O livro de Scruton pretende anatomizar as relações difíceis entre o "Ocidente" e o "islã", sobretudo à luz dos acontecimentos do 11 de Setembro. Mas para Scruton não será possível entender as tensões entre o "Ocidente" e o "islã" sem olhar, primeiro, para o próprio Ocidente.
E, para Scruton, o que vemos no Ocidente é uma cultura de repúdio que se foi instalando na Europa. Esse repúdio é múltiplo. Começa por ser um repúdio político, visível na forma como o Estado-nação foi sendo atacado por uma construção européia tendencialmente federal, capaz de alienar a soberania dos Estados e o sentimento de pertença fundamental dos povos aos seus países.
A recente vitória do "não" irlandês ao Tratado de Lisboa, que os burocratas de Bruxelas se preparam para desrespeitar, é apenas a expressão do divórcio crescente entre os cidadãos e a União Européia, que apenas pode conduzir à revolta popular.
Mas o repúdio não é apenas político; é também moral. E, em sintonia com Nazir-Ali, Scruton entende igualmente que a crescente desagregação da "comunidade cristã" foi também a desagregação de valores que estruturaram as democracias européias: a dignidade da pessoa humana, por exemplo, foi substituída por um "multiculturalismo" relativista que apenas criou o vazio ideológico que é presa fácil para programas radicais.
É esse vazio que convida as comunidades imigrantes de procedência islâmica a procurarem uma identidade possível na pureza radical dos códigos.
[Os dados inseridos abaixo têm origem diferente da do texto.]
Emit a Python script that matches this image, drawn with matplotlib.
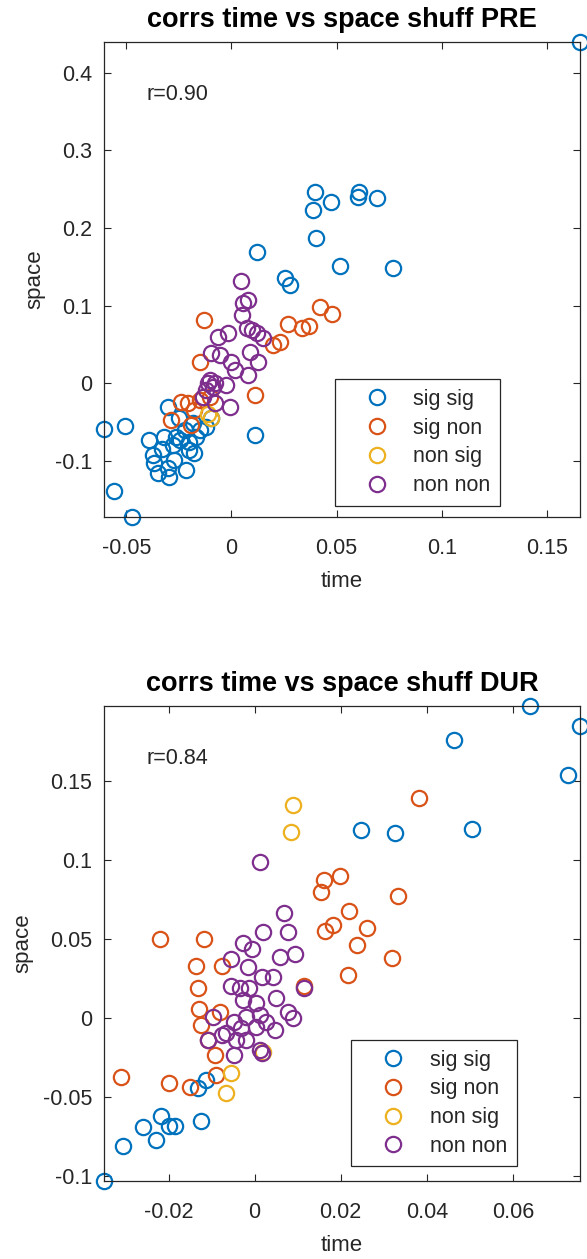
import matplotlib
matplotlib.use('Agg')
import matplotlib.pyplot as plt
from matplotlib.ticker import FormatStrFormatter

plt.rcParams['font.family'] = ['Liberation Sans', 'DejaVu Sans']
plt.rcParams['axes.unicode_minus'] = False

# group colours (sig/non for time, sig/non for space)
group_labels = ['sig sig', 'sig non', 'non sig', 'non non']
group_colors = ['#0072BD', '#D95319', '#EDB120', '#7E2F8E']

# ---- PRE session ----
pre_sigsig_t = [0.1657, 0.0399, 0.0474, 0.0388, 0.0606, 0.0601, 0.0690, 0.0403, 0.0518, 0.0770,
                0.0120, 0.0255, 0.0279, 0.0111, -0.0606, -0.0506, -0.0559, -0.0471, -0.0303, -0.0391,
                -0.0375, -0.0367, -0.0351, -0.0303, -0.0295, -0.0271, -0.0215, -0.0200, -0.0247, -0.0223,
                -0.0167, -0.0120, -0.0263, -0.0319, -0.0184, -0.0096, -0.0152, -0.0250, -0.0200, -0.0280,
                -0.0180, -0.0330]
pre_sigsig_s = [0.4395, 0.2468, 0.2334, 0.2228, 0.2468, 0.2398, 0.2386, 0.1871, 0.1508, 0.1486,
                0.1692, 0.1350, 0.1264, -0.0665, -0.0591, -0.0549, -0.1384, -0.1720, -0.0301, -0.0729,
                -0.0922, -0.1028, -0.1157, -0.1093, -0.1200, -0.0986, -0.1114, -0.0857, -0.0729, -0.0600,
                -0.0686, -0.0558, -0.0686, -0.0686, -0.0514, -0.0450, -0.0600, -0.0450, -0.0750, -0.0800,
                -0.0900, -0.0850]
pre_signon_t = [-0.0133, -0.0152, 0.0111, -0.0239, -0.0287, -0.0191, -0.0208, -0.0152, -0.0104, -0.0176,
                0.0231, 0.0199, 0.0271, 0.0335, 0.0367, 0.0422, 0.0478]
pre_signon_s = [0.0814, 0.0278, -0.0150, -0.0236, -0.0472, -0.0536, -0.0257, -0.0215, -0.0172, -0.0343,
                0.0535, 0.0492, 0.0762, 0.0707, 0.0737, 0.0977, 0.0891]
pre_nonsig_t = [-0.0096, -0.0110]
pre_nonsig_s = [-0.0450, -0.0400]
pre_nonnon_t = [0.0043, 0.0079, 0.0055, 0.0048, 0.0072, 0.0096, 0.0120, 0.0151, -0.0064, -0.0016,
                -0.0096, -0.0056, 0.0000, 0.0016, 0.0088, 0.0127, 0.0079, -0.0024, -0.0104, -0.0120,
                -0.0080, -0.0008, -0.0080, -0.0136, -0.0110, -0.0090]
pre_nonnon_s = [0.1319, 0.1071, 0.1028, 0.0878, 0.0707, 0.0685, 0.0643, 0.0578, 0.0599, 0.0643,
                0.0386, 0.0364, 0.0278, 0.0171, 0.0406, 0.0278, 0.0107, -0.0022, 0.0042, -0.0086,
                0.0000, -0.0301, -0.0257, -0.0172, 0.0010, -0.0050]
pre_r = 0.90

# ---- DUR session ----
dur_sigsig_t = [0.0640, 0.0756, 0.0463, 0.0727, 0.0247, 0.0326, 0.0506, -0.0112, -0.0132, -0.0124,
                -0.0217, -0.0260, -0.0230, -0.0199, -0.0184, -0.0305, -0.0350]
dur_sigsig_s = [0.1977, 0.1850, 0.1761, 0.1540, 0.1192, 0.1171, 0.1196, -0.0391, -0.0443, -0.0648,
                -0.0618, -0.0686, -0.0770, -0.0682, -0.0682, -0.0808, -0.1030]
dur_signon_t = [0.0382, 0.0160, 0.0199, 0.0155, 0.0333, 0.0219, 0.0182, 0.0163, 0.0260, 0.0237,
                0.0217, 0.0114, 0.0320, -0.0219, -0.0118, -0.0137, -0.0077, -0.0132, -0.0130, -0.0081,
                -0.0124, -0.0109, -0.0093, -0.0089, -0.0310, -0.0199, -0.0150]
dur_signon_s = [0.1392, 0.0875, 0.0901, 0.0801, 0.0774, 0.0681, 0.0590, 0.0554, 0.0570, 0.0464,
                0.0274, 0.0204, 0.0380, 0.0500, 0.0500, 0.0331, 0.0331, 0.0190, 0.0057, 0.0042,
                -0.0042, -0.0137, -0.0232, -0.0359, -0.0370, -0.0411, -0.0433]
dur_nonsig_t = [0.0088, 0.0085, -0.0056, -0.0067, 0.0019]
dur_nonsig_s = [0.1350, 0.1181, -0.0344, -0.0471, -0.0211]
dur_nonnon_t = [0.0012, 0.0068, 0.0077, 0.0019, -0.0027, -0.0005, 0.0093, 0.0058, -0.0054, -0.0016,
                0.0016, 0.0043, -0.0054, -0.0035, -0.0012, 0.0114, 0.0049, -0.0027, 0.0004, -0.0097,
                0.0077, 0.0088, -0.0047, -0.0019, 0.0012, 0.0027, 0.0047, 0.0004, -0.0031, -0.0066,
                -0.0109, -0.0043, -0.0019, 0.0012, -0.0049, 0.0016, -0.0077]
dur_nonnon_s = [0.0991, 0.0668, 0.0548, 0.0548, 0.0475, 0.0437, 0.0407, 0.0386, 0.0373, 0.0327,
                0.0263, 0.0263, 0.0204, 0.0190, 0.0190, 0.0190, 0.0127, 0.0116, 0.0095, 0.0010,
                0.0042, 0.0000, -0.0021, 0.0010, 0.0021, -0.0021, -0.0074, -0.0053, -0.0063, -0.0095,
                -0.0137, -0.0137, -0.0137, -0.0201, -0.0232, -0.0222, -0.0106]
dur_r = 0.84

pre_xticks = [-0.05, 0, 0.05, 0.1, 0.15]
pre_yticks = [-0.1, 0, 0.1, 0.2, 0.3, 0.4]
dur_xticks = [-0.02, 0, 0.02, 0.04, 0.06]
dur_yticks = [-0.1, -0.05, 0, 0.05, 0.1, 0.15]

FS = 15.5
AX_COLOR = '#262626'


def draw_panel(ax, groups, r, title, xticks, yticks, leg_anchor):
    all_t, all_s = [], []
    for (t, s), lab, col in zip(groups, group_labels, group_colors):
        ax.plot(t, s, 'o', mfc='none', mec=col, ms=11, mew=1.6, label=lab, clip_on=False)
        all_t += t
        all_s += s
    # tight limits like MATLAB 'axis tight'
    ax.set_xlim(min(all_t), max(all_t))
    ax.set_ylim(min(all_s), max(all_s))
    ax.set_xticks(xticks)
    ax.set_yticks(yticks)
    ax.xaxis.set_major_formatter(FormatStrFormatter('%g'))
    ax.yaxis.set_major_formatter(FormatStrFormatter('%g'))
    ax.tick_params(direction='in', top=True, right=True, length=5, width=0.8,
                   labelsize=FS, colors=AX_COLOR)
    ax.tick_params(axis='x', pad=15)
    ax.tick_params(axis='y', pad=8.5)
    for sp in ax.spines.values():
        sp.set_color(AX_COLOR)
        sp.set_linewidth(0.9)
    ax.set_xlabel('time', fontsize=FS + 0.5, color=AX_COLOR, labelpad=8.5)
    ax.set_ylabel('space', fontsize=FS + 0.5, color=AX_COLOR, labelpad=7)
    ax.set_title(title, fontsize=19.5, fontweight='bold', pad=11)
    ax.text(0.09, 0.89, 'r=%.2f' % r, transform=ax.transAxes, fontsize=FS,
            color=AX_COLOR, va='center', ha='left')
    leg = ax.legend(loc='upper left', bbox_to_anchor=leg_anchor, fontsize=FS,
                    frameon=True, fancybox=False, framealpha=1, edgecolor=AX_COLOR,
                    borderpad=0.45, handlelength=3.0, handletextpad=0.2,
                    labelspacing=0.36, borderaxespad=0)
    leg.get_frame().set_linewidth(0.9)
    for txt in leg.get_texts():
        txt.set_color(AX_COLOR)


fig = plt.figure(figsize=(5.87, 12.59), dpi=100)
ax1 = fig.add_axes([0.1772, 0.5894, 0.8109, 0.3773])
ax2 = fig.add_axes([0.1772, 0.0620, 0.8109, 0.3773])

draw_panel(ax1,
           [(pre_sigsig_t, pre_sigsig_s), (pre_signon_t, pre_signon_s),
            (pre_nonsig_t, pre_nonsig_s), (pre_nonnon_t, pre_nonnon_s)],
           pre_r, 'corrs time vs space shuff PRE', pre_xticks, pre_yticks, (0.485, 0.290))
draw_panel(ax2,
           [(dur_sigsig_t, dur_sigsig_s), (dur_signon_t, dur_signon_s),
            (dur_nonsig_t, dur_nonsig_s), (dur_nonnon_t, dur_nonnon_s)],
           dur_r, 'corrs time vs space shuff DUR', dur_xticks, dur_yticks, (0.519, 0.297))

fig.savefig('out.png', dpi=100)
A crescente atomização social é uma receita para a alienação e para a violência dos que não se reconhecem nas sociedades de acolhimento. Confrontados com o nada, eles procuram sempre alguma coisa.
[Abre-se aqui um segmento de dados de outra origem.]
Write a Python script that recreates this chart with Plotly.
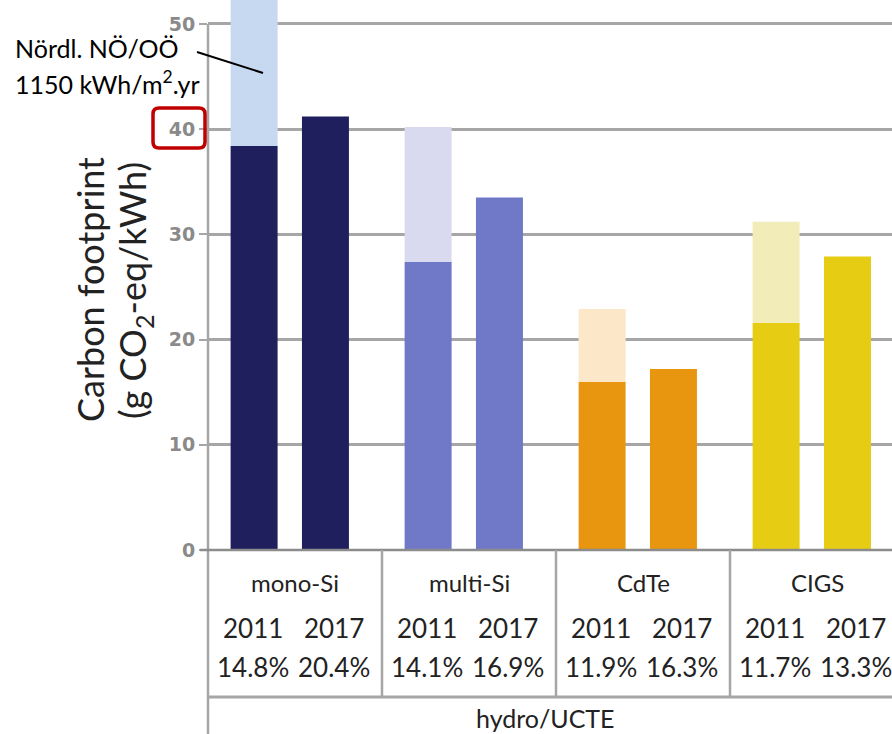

As palavras de Scruton e de Nazir-Ali devem ser lidas sem preconceitos e, de preferência, com um mínimo de seriedade intelectual.
Será possível que a desagregação do cristianismo na Europa tenha conduzido os seus imigrantes a uma crescente radicalização islamita? Ou, dito ainda de forma mais específica, seria o cristianismo a barreira cultural que impedia a inundação islamita?
As perguntas não são apenas teóricas; elas adquirem uma dimensão prática quando comparamos o "multiculturalismo" da Europa com a religiosidade da América. E não acham estranho que o radicalismo islâmico triunfe entre os imigrantes da Europa, mas seja praticamente desconhecido entre os imigrantes da América?